■ **EXERCISE REQUIREMENTS**
Only the lines from the one with "Output the Python" to the one with "mew=0.9, zorder=6, clip_on=False)", both included, should be output, without any images.

(Charts and diagrams as code)
————
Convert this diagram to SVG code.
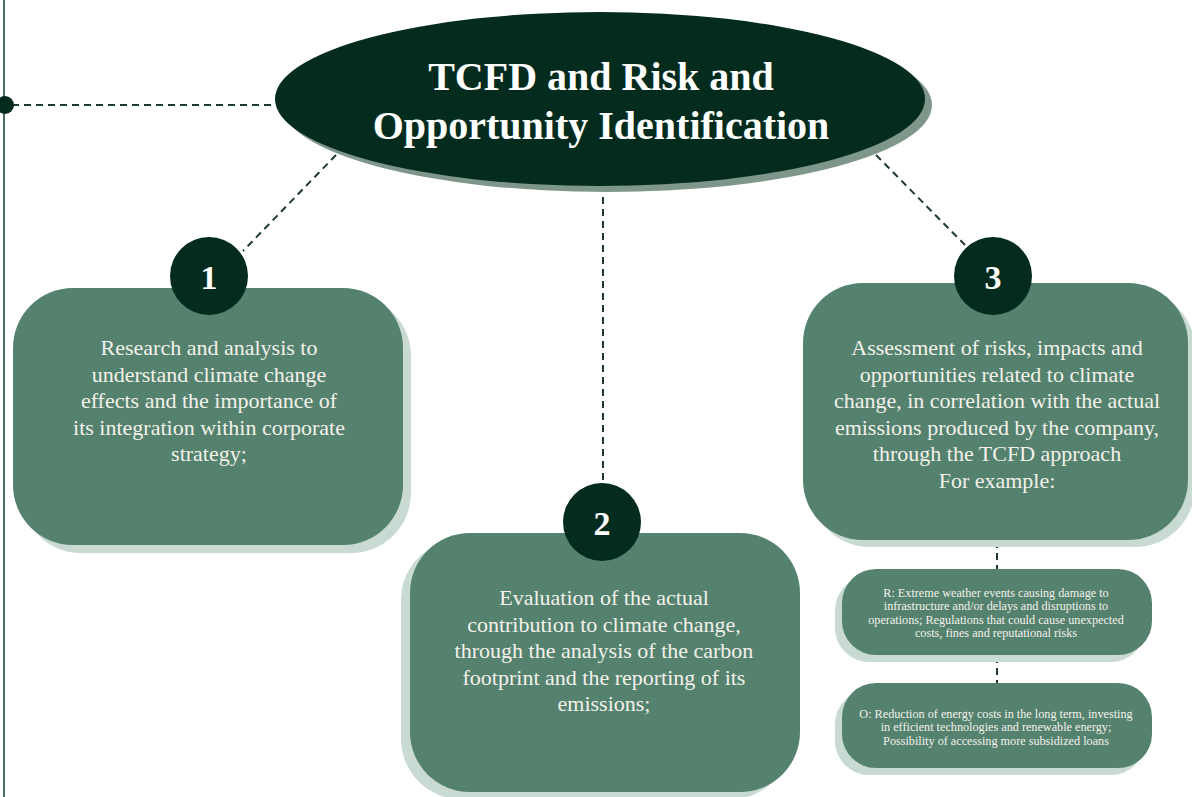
<svg xmlns="http://www.w3.org/2000/svg" width="1192" height="797" viewBox="0 0 1192 797">
<style>
.box{fill:#54826f}
.shadow{fill:#c9dad2}
.badge{fill:#032b1e}
.dash{stroke:#1e3a2f;stroke-width:2;stroke-dasharray:7 5;fill:none}
.t{font-family:"Liberation Serif","Times New Roman",serif;fill:#f3f1ea;text-anchor:middle}
.body{font-size:22px}
.small{font-size:12.2px}
.num{font-size:34px;font-weight:bold;fill:#ffffff}
.title{font-size:40px;font-weight:bold;fill:#ffffff}
</style>
<rect width="1192" height="797" fill="#ffffff"/>
<g id="connectors">
<line x1="4" y1="0" x2="4" y2="797" stroke="#4b6e5f" stroke-width="2"/>
<line class="dash" x1="12" y1="105" x2="274" y2="105"/>
<line class="dash" x1="336" y1="155" x2="243" y2="251"/>
<line class="dash" x1="603" y1="197" x2="603" y2="485"/>
<line class="dash" x1="876" y1="155" x2="965" y2="245"/>
<line class="dash" x1="997" y1="541" x2="997" y2="570"/>
<line class="dash" x1="997" y1="656" x2="997" y2="684"/>
<circle cx="5" cy="105" r="9" fill="#032b1e"/>
</g>
<g id="title">
<ellipse cx="607" cy="105" rx="325" ry="87" fill="#7f978b"/>
<ellipse cx="600" cy="99" rx="325" ry="87" fill="#032b1e"/>
<text class="t title" x="601" y="90">TCFD and Risk and</text>
<text class="t title" x="601" y="139">Opportunity Identification</text>
</g>
<g id="node1">
<rect class="shadow" x="21" y="296" width="390" height="257" rx="60"/>
<rect class="box" x="13" y="288" width="390" height="257" rx="60"/>
<circle class="badge" cx="209" cy="276" r="39"/>
<text class="t num" x="209" y="289">1</text>
<text class="t body"><tspan x="209" y="355">Research and analysis to</tspan><tspan x="209" y="381.5">understand climate change</tspan><tspan x="209" y="408">effects and the importance of</tspan><tspan x="209" y="434.5">its integration within corporate</tspan><tspan x="209" y="461">strategy;</tspan></text>
</g>
<g id="node2">
<rect class="shadow" x="401" y="540" width="390" height="259" rx="60"/>
<rect class="box" x="410" y="533" width="390" height="259" rx="60"/>
<circle class="badge" cx="602" cy="522" r="39"/>
<text class="t num" x="602" y="535">2</text>
<text class="t body"><tspan x="604" y="605">Evaluation of the actual</tspan><tspan x="604" y="631.5">contribution to climate change,</tspan><tspan x="604" y="658">through the analysis of the carbon</tspan><tspan x="604" y="684.5">footprint and the reporting of its</tspan><tspan x="604" y="711">emissions;</tspan></text>
</g>
<g id="node3">
<rect class="shadow" x="810" y="290" width="385" height="257" rx="60"/>
<rect class="box" x="803" y="283" width="385" height="257" rx="60"/>
<circle class="badge" cx="993" cy="276" r="39"/>
<text class="t num" x="993" y="289">3</text>
<text class="t body"><tspan x="997" y="355">Assessment of risks, impacts and</tspan><tspan x="997" y="381.5">opportunities related to climate</tspan><tspan x="997" y="408">change, in correlation with the actual</tspan><tspan x="997" y="434.5">emissions produced by the company,</tspan><tspan x="997" y="461">through the TCFD approach</tspan><tspan x="997" y="487.5">For example:</tspan></text>
</g>
<g id="nodeR">
<rect class="shadow" x="835" y="576" width="310" height="86" rx="34"/>
<rect class="box" x="842" y="569" width="310" height="86" rx="34"/>
<text class="t small"><tspan x="996" y="597">R: Extreme weather events causing damage to</tspan><tspan x="996" y="610.3">infrastructure and/or delays and disruptions to</tspan><tspan x="996" y="623.6">operations; Regulations that could cause unexpected</tspan><tspan x="996" y="637">costs, fines and reputational risks</tspan></text>
</g>
<g id="nodeO">
<rect class="shadow" x="835" y="690" width="310" height="85" rx="34"/>
<rect class="box" x="842" y="683" width="310" height="85" rx="34"/>
<text class="t small"><tspan x="996" y="718">O: Reduction of energy costs in the long term, investing</tspan><tspan x="996" y="731.3">in efficient technologies and renewable energy;</tspan><tspan x="996" y="744.6">Possibility of accessing more subsidized loans</tspan></text>
</g>
</svg>
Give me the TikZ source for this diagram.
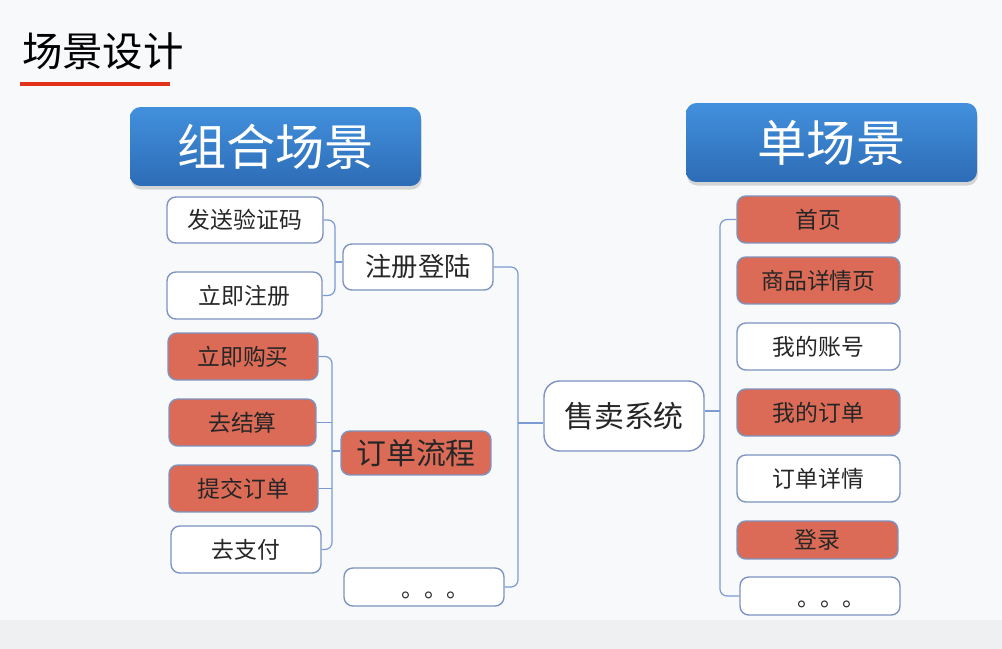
\documentclass[tikz,border=0pt]{standalone}
\usepackage{fontspec}
\newfontfamily\cjk{Noto Sans CJK SC}
\usetikzlibrary{positioning, shadows}
\definecolor{paper}{HTML}{F8F9FB}
\definecolor{floor}{HTML}{EFF0F2}
\definecolor{edge}{HTML}{7D93C2}
\definecolor{link}{HTML}{7A9BD4}
\definecolor{hotred}{HTML}{DB6B57}
\definecolor{headtop}{HTML}{4290DD}
\definecolor{headbot}{HTML}{2D6CB6}
\definecolor{titlered}{HTML}{E2321C}
\tikzset{
  box/.style={draw=edge, line width=0.8pt, rounded corners=5pt, fill=white, text=black!85,
    inner sep=0pt, minimum width=3.1cm, minimum height=0.94cm,
    font=\cjk\fontsize{13}{13}\selectfont},
  hot/.style={box, fill=hotred},
  big/.style={font=\cjk\fontsize{17}{17}\selectfont},
  head/.style={rounded corners=6pt, top color=headtop, bottom color=headbot, draw=none,
    text=white, minimum width=5.82cm, minimum height=1.58cm, inner sep=0pt,
    drop shadow={shadow xshift=0.5pt, shadow yshift=-2pt, opacity=0.3},
    font=\cjk\fontsize{28}{28}\selectfont},
  wire/.style={draw=link, line width=0.7pt, rounded corners=4pt}
}

\begin{document}
\begin{tikzpicture}[x=0.02cm, y=-0.02cm]
		% background
		\fill[paper] (0,0) rectangle (1002,649);
		\fill[floor] (0,620) rectangle (1002,649);
		\node[font=\cjk\fontsize{23}{23}\selectfont, text=black] (title) at (103,51) {场景设计};
		\draw[titlered, line width=2.4pt] (20,84) -- (170,84);
		\node[head] (combo) at (275.5,146.5) {组合场景};
		\node[head] (single) at (831.5,142.5) {单场景};
		% left side
		\node[box, minimum width=3.12cm, minimum height=0.92cm] (fsyzm) at (245,220) {发送验证码};
		\node[box, minimum height=0.94cm] (ljzc) at (244.5,295.5) {立即注册};
		\node[box, minimum width=3cm, minimum height=0.92cm, font=\cjk\fontsize{15}{15}\selectfont] (zcdl) at (418,267) {注册登陆};
		\node[hot, minimum width=3cm] (ljgm) at (243,356.5) {立即购买};
		\node[hot, minimum width=2.94cm] (qjs) at (242.5,422.5) {去结算};
		\node[hot, minimum width=2.98cm] (tjdd) at (243.5,488.5) {提交订单};
		\node[box, minimum width=3cm] (qzf) at (246,549.5) {去支付};
		\node[hot, big, minimum width=3cm, minimum height=0.88cm] (ddlc) at (416,453) {订单流程};
		\node[box, minimum width=3.2cm, minimum height=0.76cm] (more1) at (424,587) {\hspace*{1em}\raisebox{-6pt}[0pt][0pt]{。。。}};
		\node[box, big, minimum width=3.2cm, minimum height=1.4cm, rounded corners=9pt] (smxt) at (624,416) {售卖系统};
		% right side
		\node[hot, minimum width=3.26cm] (sy) at (818.5,219.5) {首页};
		\node[hot, minimum width=3.26cm] (spxqy) at (818.5,280.5) {商品详情页};
		\node[box, minimum width=3.26cm] (wdzh) at (818.5,346.5) {我的账号};
		\node[hot, minimum width=3.26cm] (wddd) at (818.5,412.5) {我的订单};
		\node[box, minimum width=3.26cm] (ddxq) at (818.5,478.5) {订单详情};
		\node[hot, minimum width=3.22cm, minimum height=0.76cm] (dl) at (817.5,540) {登录};
		\node[box, minimum width=3.2cm, minimum height=0.76cm] (more2) at (820,596) {\hspace*{1em}\raisebox{-6pt}[0pt][0pt]{。。。}};
		% brace bars
		\coordinate (bar1) at (335,262);
		\coordinate (bar2) at (332,451);
		\coordinate (bar3) at (518,423);
		\coordinate (bar4) at (720,411);
		\draw[wire] (fsyzm.east) -- (fsyzm.east -| bar1) -- (ljzc.east -| bar1) -- (ljzc.east);
		\draw[wire] (bar1) -- (zcdl.west |- bar1);
		\draw[wire] (ljgm.east) -- (ljgm.east -| bar2) -- (qzf.east -| bar2) -- (qzf.east);
		\draw[wire] (qjs.east) -- (qjs.east -| bar2);
		\draw[wire] (tjdd.east) -- (tjdd.east -| bar2);
		\draw[wire] (bar2) -- (ddlc.west |- bar2);
		\draw[wire] (zcdl.east) -- (zcdl.east -| bar3) -- (more1.east -| bar3) -- (more1.east);
		\draw[wire] (bar3) -- (smxt.west |- bar3);
		\draw[wire] (sy.west) -- (sy.west -| bar4) -- (more2.west -| bar4) -- (more2.west);
		\draw[wire] (smxt.east |- bar4) -- (bar4);
\end{tikzpicture}
\end{document}
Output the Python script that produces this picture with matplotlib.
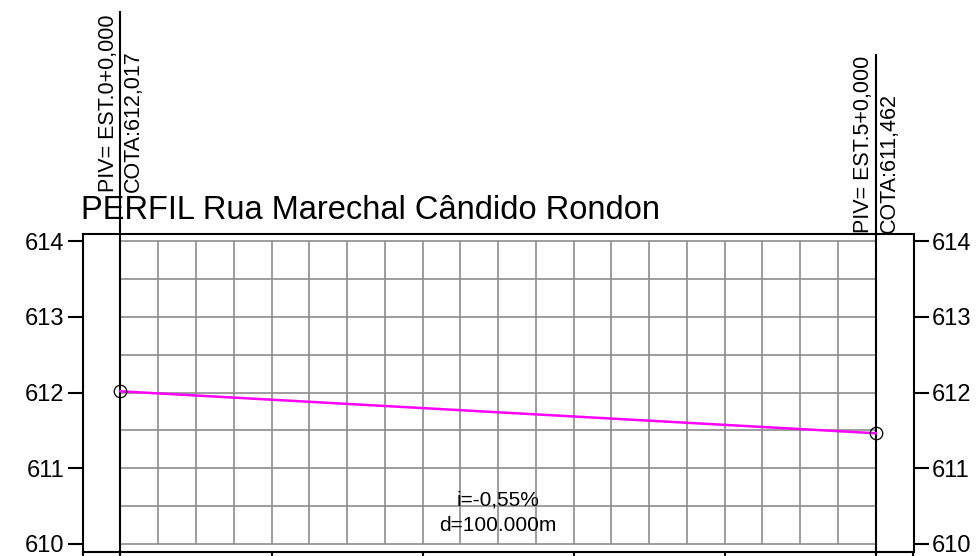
"""Perfil longitudinal: Rua Marechal Cândido Rondon."""

import matplotlib

matplotlib.use("Agg")

import matplotlib.pyplot as plt
import numpy as np

plt.rcParams["font.family"] = ["Liberation Sans", "DejaVu Sans"]

# --- data ---
title = "PERFIL Rua Marechal Cândido Rondon"
piv_station_m = [0.0, 100.0]
piv_elevation = [612.017, 611.462]
piv_labels = ["PIV= EST.0+0,000", "PIV= EST.5+0,000"]
cota_labels = ["COTA:612,017", "COTA:611,462"]
elev_ticks = [610, 611, 612, 613, 614]
stake_ticks = [0, 20, 40, 60, 80, 100]
grade_label = "i=-0,55%"
dist_label = "d=100.000m"

grid_x = np.arange(0, 101, 5)
grid_y = np.arange(610, 614.01, 0.5)

W, H = 976, 556
fig = plt.figure(figsize=(W / 100, H / 100), dpi=100)
left_px, right_px, top_px, bot_px = 82.7, 913.5, 234.0, 551.7
ax = fig.add_axes([left_px / W, 1 - bot_px / H,
                   (right_px - left_px) / W, (bot_px - top_px) / H])
ax.set_xlim(-5.0, 105.0)
ax.set_ylim(609.895, 614.098)

grid_c = "#8c8c8c"
ax.vlines(grid_x, 610, 614, colors=grid_c, lw=1.2, zorder=1)
ax.hlines(grid_y, 0, 100, colors=grid_c, lw=1.2, zorder=1)

# station verticals at the PIVs
line_tops = [617.03, 616.47]
for x, top in zip(piv_station_m, line_tops):
    ax.plot([x, x], [609.0, top], color="black", lw=1.5, clip_on=False, zorder=3)

# grade line
ax.plot(piv_station_m, piv_elevation, color="#7f9f7f", lw=0.8, zorder=4)
ax.plot(piv_station_m, piv_elevation, color="#ff00ff", lw=1.8, zorder=5)
ax.plot(piv_station_m, piv_elevation, ls="none", marker="o", ms=9,
        mfc="none", mec="black", mew=0.9, zorder=6, clip_on=False)

# vertical labels
label_bottoms = [614.66, 614.11]
for x, yb, piv, cota in zip(piv_station_m, label_bottoms, piv_labels, cota_labels):
    ax.text(x - 0.25, yb, piv, rotation=90, ha="right", va="bottom",
            fontsize=15.5, clip_on=False)
    ax.text(x + 0.35, yb, cota, rotation=90, ha="left", va="bottom",
            fontsize=15.5, clip_on=False)

ax.text(-5.2, 614.30, title, ha="left", va="baseline", fontsize=23.5)

mid = 0.5 * (piv_station_m[0] + piv_station_m[1])
ax.text(mid, 610.5, grade_label, ha="center", va="baseline", fontsize=15, zorder=7)
ax.text(mid, 610.17, dist_label, ha="center", va="baseline", fontsize=15, zorder=7)

for side in ("left", "right", "top", "bottom"):
    ax.spines[side].set_linewidth(1.5)
    ax.spines[side].set_color("black")

ax.set_yticks(elev_ticks)
ax.set_yticklabels([str(v) for v in elev_ticks])
ax.tick_params(axis="y", which="both", direction="out", length=11, width=1.5,
               labelsize=17, pad=2, left=True, right=True,
               labelleft=True, labelright=True)
ax.set_xticks([-5] + stake_ticks + [105])
ax.tick_params(axis="x", direction="out", length=10, width=1.5,
               labelbottom=False)

fig.savefig("out.png", dpi=100)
————
■ **WORKED ANSWER**
Output the Python script that produces this picture with matplotlib.
"""Perfil longitudinal: Rua Marechal Cândido Rondon."""

import matplotlib

matplotlib.use("Agg")

import matplotlib.pyplot as plt
import numpy as np

plt.rcParams["font.family"] = ["Liberation Sans", "DejaVu Sans"]

# --- data ---
title = "PERFIL Rua Marechal Cândido Rondon"
piv_station_m = [0.0, 100.0]
piv_elevation = [612.017, 611.462]
piv_labels = ["PIV= EST.0+0,000", "PIV= EST.5+0,000"]
cota_labels = ["COTA:612,017", "COTA:611,462"]
elev_ticks = [610, 611, 612, 613, 614]
stake_ticks = [0, 20, 40, 60, 80, 100]
grade_label = "i=-0,55%"
dist_label = "d=100.000m"

grid_x = np.arange(0, 101, 5)
grid_y = np.arange(610, 614.01, 0.5)

W, H = 976, 556
fig = plt.figure(figsize=(W / 100, H / 100), dpi=100)
left_px, right_px, top_px, bot_px = 82.7, 913.5, 234.0, 551.7
ax = fig.add_axes([left_px / W, 1 - bot_px / H,
                   (right_px - left_px) / W, (bot_px - top_px) / H])
ax.set_xlim(-5.0, 105.0)
ax.set_ylim(609.895, 614.098)

grid_c = "#8c8c8c"
ax.vlines(grid_x, 610, 614, colors=grid_c, lw=1.2, zorder=1)
ax.hlines(grid_y, 0, 100, colors=grid_c, lw=1.2, zorder=1)

# station verticals at the PIVs
line_tops = [617.03, 616.47]
for x, top in zip(piv_station_m, line_tops):
    ax.plot([x, x], [609.0, top], color="black", lw=1.5, clip_on=False, zorder=3)

# grade line
ax.plot(piv_station_m, piv_elevation, color="#7f9f7f", lw=0.8, zorder=4)
ax.plot(piv_station_m, piv_elevation, color="#ff00ff", lw=1.8, zorder=5)
ax.plot(piv_station_m, piv_elevation, ls="none", marker="o", ms=9,
        mfc="none", mec="black", mew=0.9, zorder=6, clip_on=False)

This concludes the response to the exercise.